Even in death there is little peace for former Iraqi dictator Saddam Hussein, whose tomb was destroyed over the weekend in the crossfire between Iraqi forces and Islamic State militants in Tikrit. The mausoleum, which was decorated by posters of the savage dictator, has been reduced to mountains of concrete rubble. Now Shiite militia flags and photos of militia leaders adorn the mostly Sunni village.
Associated Press video from the village of Ouja, just south of Tikrit, shows all that remains of Hussein's once-lavish tomb are the support columns that held up the roof.
"This is one of the areas where IS militants massed the most because Saddam's grave is here," said Captain Yasser Nu'ma, an official with the Shiite militias, formerly known as the Popular Mobilization Forces. "The IS militants' set an ambush for us by planting bombs around" the tomb.
The extremist Islamic State group has controlled Tikrit since June, when it waged its lightning offensive that saw Iraq's second-largest city, Mosul, come under their control. The Islamic State was helped in its conquest of northern Iraq by Saddam loyalists, including military veterans, who appealed to Sunnis who felt victimized by Baghdad's Shiite-dominated government.
The Islamic State group claimed in August that Saddam's tomb had been completely destroyed, but local officials said it was just ransacked and burned, but suffered only minor damage.
Saddam was captured by US forces in 2003 and was executed by hanging in December 2006 after an Iraqi special tribunal found him guilty of crimes against humanity for the mass killing of Shiites and Kurds. His body has been kept in the mausoleum in his birthplace, Ouja, since 2007. The complex featured a marble octagon at the center of which a bed of fresh flowers covered the place where his body was buried. The extravagant chandelier at its center was reminiscent of the extravagant life he led until US forces toppled him in 2003.
Iraqi media reported last year that Saddam's body was removed by loyalists amid fears that it would be disturbed in the fighting. The body's location is not known.
Recapturing Tikrit, a Sunni bastion on the Tigris River, would pave the way for an assault on Mosul, which US officials have said could come as soon as next month. Concerns are mounting that Iraq's Shiite militias, of which an estimated 20,000 are fighting in Tikrit, will carry out revenge attacks on this and other areas that are home to predominantly Sunni residents.
Amnesty International last year said the militias wear military uniforms but operate outside any legal framework and without any official oversight, adding that they are not prosecuted for their crimes. Earlier this month, Human Rights Watch echoed those concerns, calling on the Iraqi government to protect civilians in Tikrit and allow them to flee combat zones. Its statement noted "numerous atrocities" against Sunni civilians by pro-government militias and security forces.
Shiite militants are increasingly being accused of leveling the Sunni towns they capture from the Islamic State group, making it impossible for residents to return. Tikrit has already been heavily damaged in months of violence. A satellite image of Tikrit, released last month by the United Nations, observed that at least 536 buildings in the city have been affected by the fighting, with at least 137 completely destroyed and 241 severely damaged.
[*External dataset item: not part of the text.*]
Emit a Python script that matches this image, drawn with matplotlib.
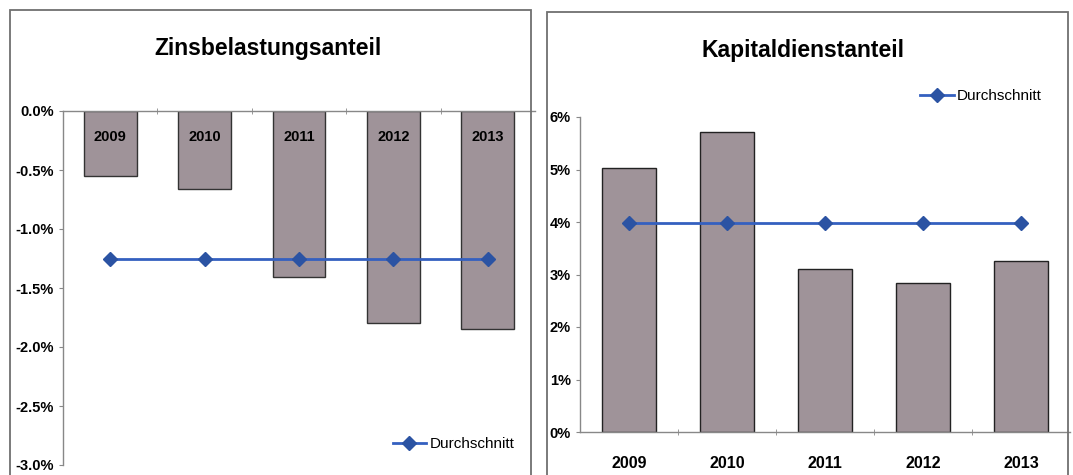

Local Sunni tribal fighters have formed uneasy alliances with the Iraqi army and Shiite militias in the battle for Tikrit, which Iraqi and US officials believe is essential for defeating the Sunni militant group.
Yazan al-Jubouri, a Sunni from Tikrit fighting alongside the Shiite militias, said that the Islamic State militants killed 16 of his relatives and kept his family living in horror. "We want to take revenge on those IS militants who killed our children," he said.